Je suis à la fois fier et chanceux de faire partie de cette industrie qui a réussi à se remettre continuellement en question au service de ces clients.

Aujourd’hui, grâce à tout le chemin parcouru, aux changements de paradigmes successifs et aux évolutions technologiques, vous devriez prendre l’avion tous les jours pendant 6033 années avant d’être victime d’un accident dans lequel au moins un passager serait tué (IATA, 2017).

Quand la technologie nous met en danger

Dans de nombreux environnements de travail, l’avènement de la technologie couplée à l’imagination des designers donne lieu à des stations de contrôle futuristes et minimalistes. Les écrans tactiles ont fait leur apparition dans tous les domaines de notre vie, que ce soit sur nos appareils électroménagers, dans nos voitures, mais aussi dans notre environnement professionnel.

Intérieur de la Tesla Model 3. La majorité des commandes se font via l’écran tactile, ce qui a valu à un automobiliste allemand d’être verbalisé pour avoir modifié la vitesse des essuies-glaces en conduisant.

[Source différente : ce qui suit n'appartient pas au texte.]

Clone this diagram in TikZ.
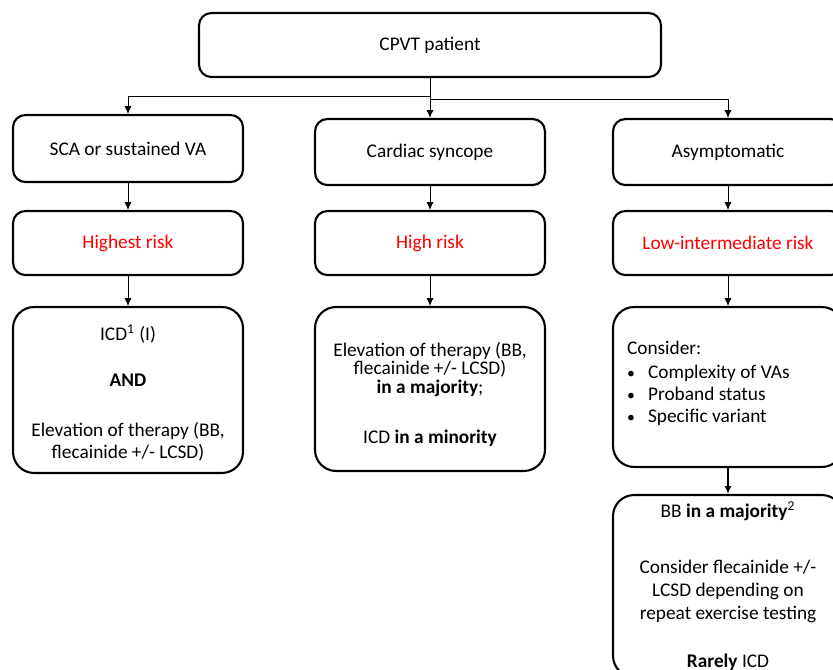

Cette situation me rappelle certaines discussions passionnantes que j’ai eues au cours de mes études d’ingénieur. J’avais des amis qui poursuivaient des études d’architecture dans une haute école artistique. J’étais ébahi par la beauté et l’audace de certains projets, mais ne pouvais m’empêcher de questionner la solidité de ces folles structures. « Ça, c’est le boulot des ingénieurs. C’est ton boulot. » Heureusement, dans la vie réelle, l’artiste et l’ingénieur – le rêveur et le réalisateur – coopèrent dès le début d’un projet de construction.

Revenons à nos écrans, et à cet accident survenu le 21 août 2017. Ce jour-là, un destroyer américain est entré en collision avec un pétrolier libérien au large de Singapour, causant la mort de 10 marins et en blessant 48 autres. [1] Le rapport a établi plusieurs causes ayant conduit à ce drame, notamment « les lacunes que représente un système de contrôle tactile en situation d’urgence. »

Image Associated Press

La Navy a dès lors décidé de désactiver certaines fonctions tactiles sur les bateaux de ce type, en ne permettant désormais la gestion de la puissance des moteurs qu’au travers de manette physiques.

D’autres facteurs socio-organisationnels et humains (FSOH) sont mis en avant par les rapporteurs, notamment :

  • le fait que les membres d’équipage étaient insuffisamment formés à la gestion des situation d’urgence sur le pont ;
  • le niveau de fatigue des marins, dont la moyenne de sommeil était seulement de 4,9 heures par période de 24 heures.

Une fois de plus, derrière un erreur humaine se cachent une série de conditions latentes, c’est-à-dire de conditions favorisant la survenue d’un accident. Tant que celles-ci ne sont pas corrigées (comme ce fût le cas en désactivant certaines fonctions tactiles du destroyer), la même erreur pourra se reproduire.

La coopération entre concepteurs et utilisateurs finaux, ainsi que la simulation et la mise à l’épreuve des équipements et des opérateurs en situation normale et anormale, sont cruciales dans le développement de nouveaux équipements et interfaces. Pour des raisons financières, certains veulent court-circuiter ces principes. Ils s’exposent alors à des pertes bien plus importantes.